Materials To Use With The Sensory Bin
There is a wide variety of materials to use with sensory bins in speech therapy. You can create bins around books, seasonal themes, categories (i.e. transportation, food, clothes, etc.), and vocabulary concepts.
Card Sets From Commercial Companies– Super Duper, Linguisystems, and Educational Insights have some good sets that can be adapted into your sensory bins.
Story Retell Cards and Resources– I love putting story sequencing cards in my sensory bins and the students finding the picture card that happened in the beginning, middle, and end of the story. I have some book companions in my TPT store that have story sequencing cards. I also love Let’s Talk With Whitney SLP and Crazy Speech World’s book companions.
More Materials to Use With Sensory Bins
Small Items– Dice, small erasers, legos, marbles, magnetic chips, dominoes, etc.
Cards From TeachersPayTeachers resources– I will often use my stimulus cards from my TPT resources and the ones that I have bought! My Flower Garden Sensory Bin For Speech & Language and Mitten Match-Up Winter Sensory Bin helps me cover a lot of goals with one sensory bin activity!

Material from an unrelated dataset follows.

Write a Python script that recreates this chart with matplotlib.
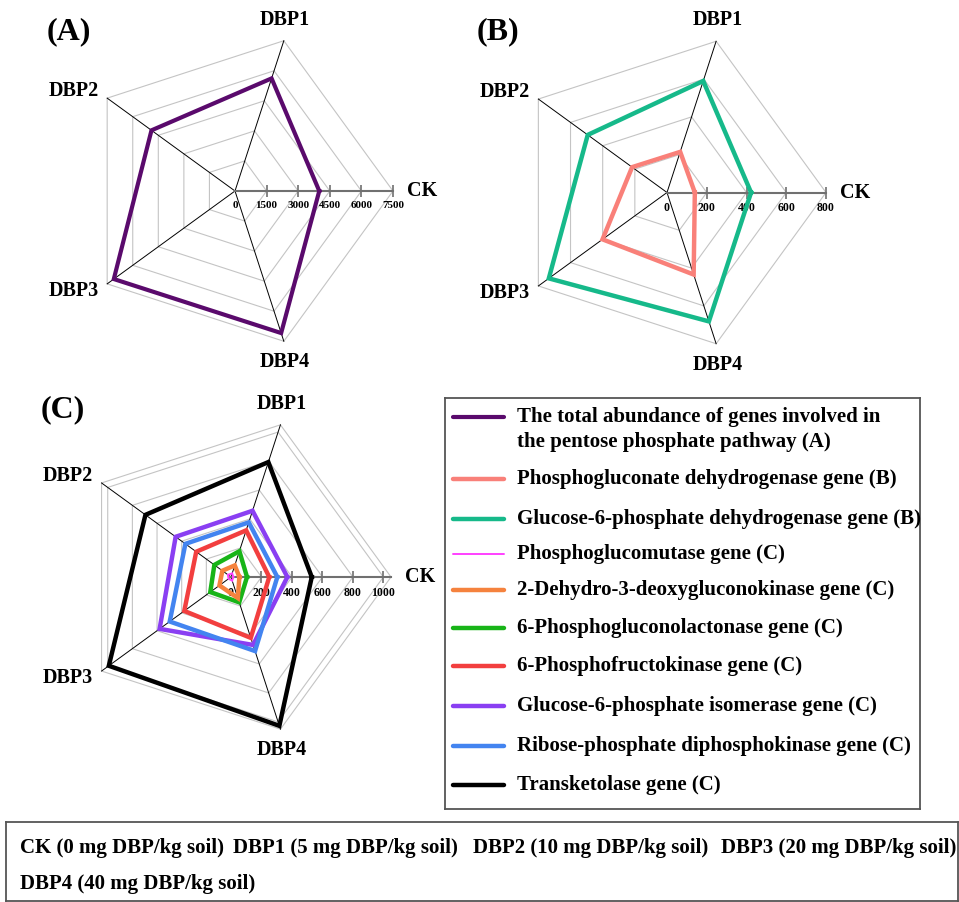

Small Toys & Figurines– I have found small toys at The Dollar Store, Target, and Amazon. I usually will think of the themed sensory bin that I want and then will search for small materials I would need to go with that theme. For example, if I want to do an insect sensory bin, I would go searching for a small net, bug catcher container, magnifying glass, and small insect toys. Squinkies and Shopkins are cute, small toys that kids love. Legos and other toy sets would be perfect!
Disney Figurine Sets– These are great for story creation, following directions with basic concepts, and described by attributes. We have the Finding Dory Set and the Frozen Set in our house. (I may have “borrowed” them from my children at certain times out of the year). You can sometimes find these types of toys at the Dollar Store. I found some Minion toys at a thrift store that are perfect for sensory bin play!
Find things around the house– Cups, kitchen utensils, letter magnets, fine motor tools small themed erasers, plastic easter eggs, bath toys, pencil toppers, pipe cleaners, and play food are also great accessories to include in the sensory bin.